:: Objective ::
Set all the material down again unchanged, without the pictures.
^^^^
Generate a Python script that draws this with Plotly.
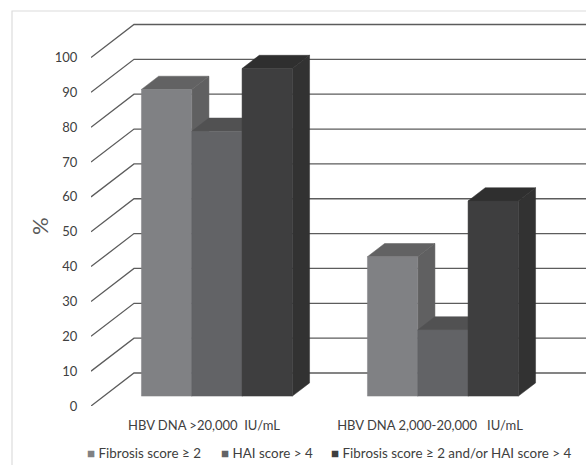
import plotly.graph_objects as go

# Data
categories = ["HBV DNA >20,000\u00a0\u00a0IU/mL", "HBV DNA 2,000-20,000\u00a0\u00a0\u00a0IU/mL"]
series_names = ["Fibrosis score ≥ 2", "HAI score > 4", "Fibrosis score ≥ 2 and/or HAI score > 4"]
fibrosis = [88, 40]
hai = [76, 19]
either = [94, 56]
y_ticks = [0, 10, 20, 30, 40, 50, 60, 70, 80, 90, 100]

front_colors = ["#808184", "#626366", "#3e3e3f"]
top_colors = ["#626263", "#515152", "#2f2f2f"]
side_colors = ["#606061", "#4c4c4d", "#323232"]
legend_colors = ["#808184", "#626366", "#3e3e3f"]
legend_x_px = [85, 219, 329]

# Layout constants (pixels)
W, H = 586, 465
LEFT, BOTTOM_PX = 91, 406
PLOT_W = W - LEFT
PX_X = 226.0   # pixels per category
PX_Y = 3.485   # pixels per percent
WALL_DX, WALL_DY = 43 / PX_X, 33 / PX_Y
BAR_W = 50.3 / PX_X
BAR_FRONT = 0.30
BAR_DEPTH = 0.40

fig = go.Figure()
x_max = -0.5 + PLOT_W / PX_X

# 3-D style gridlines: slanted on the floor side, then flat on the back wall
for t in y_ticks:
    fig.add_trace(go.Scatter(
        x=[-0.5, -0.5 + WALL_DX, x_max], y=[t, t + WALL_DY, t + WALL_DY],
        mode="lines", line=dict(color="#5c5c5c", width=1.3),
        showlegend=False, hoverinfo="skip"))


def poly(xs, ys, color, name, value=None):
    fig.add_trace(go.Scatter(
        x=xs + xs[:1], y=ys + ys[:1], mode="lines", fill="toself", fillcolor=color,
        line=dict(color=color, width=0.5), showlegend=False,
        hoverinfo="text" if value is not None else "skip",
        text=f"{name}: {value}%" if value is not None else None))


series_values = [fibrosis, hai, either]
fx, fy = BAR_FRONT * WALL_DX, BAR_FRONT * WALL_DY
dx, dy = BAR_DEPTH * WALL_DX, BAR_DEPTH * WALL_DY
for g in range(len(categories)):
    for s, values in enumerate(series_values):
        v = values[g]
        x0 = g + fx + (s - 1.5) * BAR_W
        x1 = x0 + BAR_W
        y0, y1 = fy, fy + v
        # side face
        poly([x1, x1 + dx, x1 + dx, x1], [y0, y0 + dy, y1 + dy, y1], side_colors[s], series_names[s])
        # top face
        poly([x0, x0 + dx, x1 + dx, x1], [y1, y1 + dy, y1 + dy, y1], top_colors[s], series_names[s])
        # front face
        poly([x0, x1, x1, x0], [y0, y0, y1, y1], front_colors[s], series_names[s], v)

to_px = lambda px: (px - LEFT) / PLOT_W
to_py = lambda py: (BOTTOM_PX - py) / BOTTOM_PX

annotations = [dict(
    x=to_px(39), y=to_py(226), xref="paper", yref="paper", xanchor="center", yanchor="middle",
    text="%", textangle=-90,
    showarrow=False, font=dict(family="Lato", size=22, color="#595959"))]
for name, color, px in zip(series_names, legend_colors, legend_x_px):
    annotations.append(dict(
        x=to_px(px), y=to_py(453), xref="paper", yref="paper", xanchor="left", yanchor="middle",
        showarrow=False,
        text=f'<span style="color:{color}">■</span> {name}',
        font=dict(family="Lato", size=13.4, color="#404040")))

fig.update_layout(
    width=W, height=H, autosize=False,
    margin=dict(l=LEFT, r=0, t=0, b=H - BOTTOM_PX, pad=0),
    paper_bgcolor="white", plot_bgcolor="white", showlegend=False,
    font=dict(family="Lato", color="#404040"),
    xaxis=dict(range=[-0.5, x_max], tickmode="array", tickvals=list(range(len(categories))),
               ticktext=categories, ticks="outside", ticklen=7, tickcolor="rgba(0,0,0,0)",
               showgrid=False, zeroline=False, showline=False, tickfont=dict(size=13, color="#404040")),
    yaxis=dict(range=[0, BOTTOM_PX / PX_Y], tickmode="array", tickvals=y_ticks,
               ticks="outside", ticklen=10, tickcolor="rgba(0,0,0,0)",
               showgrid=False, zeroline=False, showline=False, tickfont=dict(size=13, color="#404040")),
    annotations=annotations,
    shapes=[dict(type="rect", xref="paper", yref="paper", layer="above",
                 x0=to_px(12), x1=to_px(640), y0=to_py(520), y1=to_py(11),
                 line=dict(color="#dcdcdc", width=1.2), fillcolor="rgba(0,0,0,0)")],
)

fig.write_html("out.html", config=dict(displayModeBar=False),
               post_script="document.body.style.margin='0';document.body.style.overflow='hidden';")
^^^^
:: The answer ::
Generate a Python script that draws this with Plotly.
import plotly.graph_objects as go

# Data
categories = ["HBV DNA >20,000\u00a0\u00a0IU/mL", "HBV DNA 2,000-20,000\u00a0\u00a0\u00a0IU/mL"]
series_names = ["Fibrosis score ≥ 2", "HAI score > 4", "Fibrosis score ≥ 2 and/or HAI score > 4"]
fibrosis = [88, 40]
hai = [76, 19]
either = [94, 56]
y_ticks = [0, 10, 20, 30, 40, 50, 60, 70, 80, 90, 100]

front_colors = ["#808184", "#626366", "#3e3e3f"]
top_colors = ["#626263", "#515152", "#2f2f2f"]
side_colors = ["#606061", "#4c4c4d", "#323232"]
legend_colors = ["#808184", "#626366", "#3e3e3f"]
legend_x_px = [85, 219, 329]

# Layout constants (pixels)
W, H = 586, 465
LEFT, BOTTOM_PX = 91, 406
PLOT_W = W - LEFT
PX_X = 226.0   # pixels per category
PX_Y = 3.485   # pixels per percent
WALL_DX, WALL_DY = 43 / PX_X, 33 / PX_Y
BAR_W = 50.3 / PX_X
BAR_FRONT = 0.30
BAR_DEPTH = 0.40

fig = go.Figure()
x_max = -0.5 + PLOT_W / PX_X

# 3-D style gridlines: slanted on the floor side, then flat on the back wall
for t in y_ticks:
    fig.add_trace(go.Scatter(
        x=[-0.5, -0.5 + WALL_DX, x_max], y=[t, t + WALL_DY, t + WALL_DY],
        mode="lines", line=dict(color="#5c5c5c", width=1.3),
        showlegend=False, hoverinfo="skip"))


def poly(xs, ys, color, name, value=None):
    fig.add_trace(go.Scatter(
        x=xs + xs[:1], y=ys + ys[:1], mode="lines", fill="toself", fillcolor=color,
        line=dict(color=color, width=0.5), showlegend=False,
        hoverinfo="text" if value is not None else "skip",
        text=f"{name}: {value}%" if value is not None else None))


series_values = [fibrosis, hai, either]
fx, fy = BAR_FRONT * WALL_DX, BAR_FRONT * WALL_DY
dx, dy = BAR_DEPTH * WALL_DX, BAR_DEPTH * WALL_DY
for g in range(len(categories)):
    for s, values in enumerate(series_values):
        v = values[g]
        x0 = g + fx + (s - 1.5) * BAR_W
        x1 = x0 + BAR_W
        y0, y1 = fy, fy + v
        # side face
        poly([x1, x1 + dx, x1 + dx, x1], [y0, y0 + dy, y1 + dy, y1], side_colors[s], series_names[s])
        # top face
        poly([x0, x0 + dx, x1 + dx, x1], [y1, y1 + dy, y1 + dy, y1], top_colors[s], series_names[s])
        # front face
        poly([x0, x1, x1, x0], [y0, y0, y1, y1], front_colors[s], series_names[s], v)

to_px = lambda px: (px - LEFT) / PLOT_W
to_py = lambda py: (BOTTOM_PX - py) / BOTTOM_PX

annotations = [dict(
    x=to_px(39), y=to_py(226), xref="paper", yref="paper", xanchor="center", yanchor="middle",
    text="%", textangle=-90,
    showarrow=False, font=dict(family="Lato", size=22, color="#595959"))]
for name, color, px in zip(series_names, legend_colors, legend_x_px):
    annotations.append(dict(
        x=to_px(px), y=to_py(453), xref="paper", yref="paper", xanchor="left", yanchor="middle",
        showarrow=False,
        text=f'<span style="color:{color}">■</span> {name}',
        font=dict(family="Lato", size=13.4, color="#404040")))

fig.update_layout(
    width=W, height=H, autosize=False,
    margin=dict(l=LEFT, r=0, t=0, b=H - BOTTOM_PX, pad=0),
    paper_bgcolor="white", plot_bgcolor="white", showlegend=False,
    font=dict(family="Lato", color="#404040"),
    xaxis=dict(range=[-0.5, x_max], tickmode="array", tickvals=list(range(len(categories))),
               ticktext=categories, ticks="outside", ticklen=7, tickcolor="rgba(0,0,0,0)",
               showgrid=False, zeroline=False, showline=False, tickfont=dict(size=13, color="#404040")),
    yaxis=dict(range=[0, BOTTOM_PX / PX_Y], tickmode="array", tickvals=y_ticks,
               ticks="outside", ticklen=10, tickcolor="rgba(0,0,0,0)",
               showgrid=False, zeroline=False, showline=False, tickfont=dict(size=13, color="#404040")),
    annotations=annotations,
    shapes=[dict(type="rect", xref="paper", yref="paper", layer="above",
                 x0=to_px(12), x1=to_px(640), y0=to_py(520), y1=to_py(11),
                 line=dict(color="#dcdcdc", width=1.2), fillcolor="rgba(0,0,0,0)")],
)

fig.write_html("out.html", config=dict(displayModeBar=False),
               post_script="document.body.style.margin='0';document.body.style.overflow='hidden';")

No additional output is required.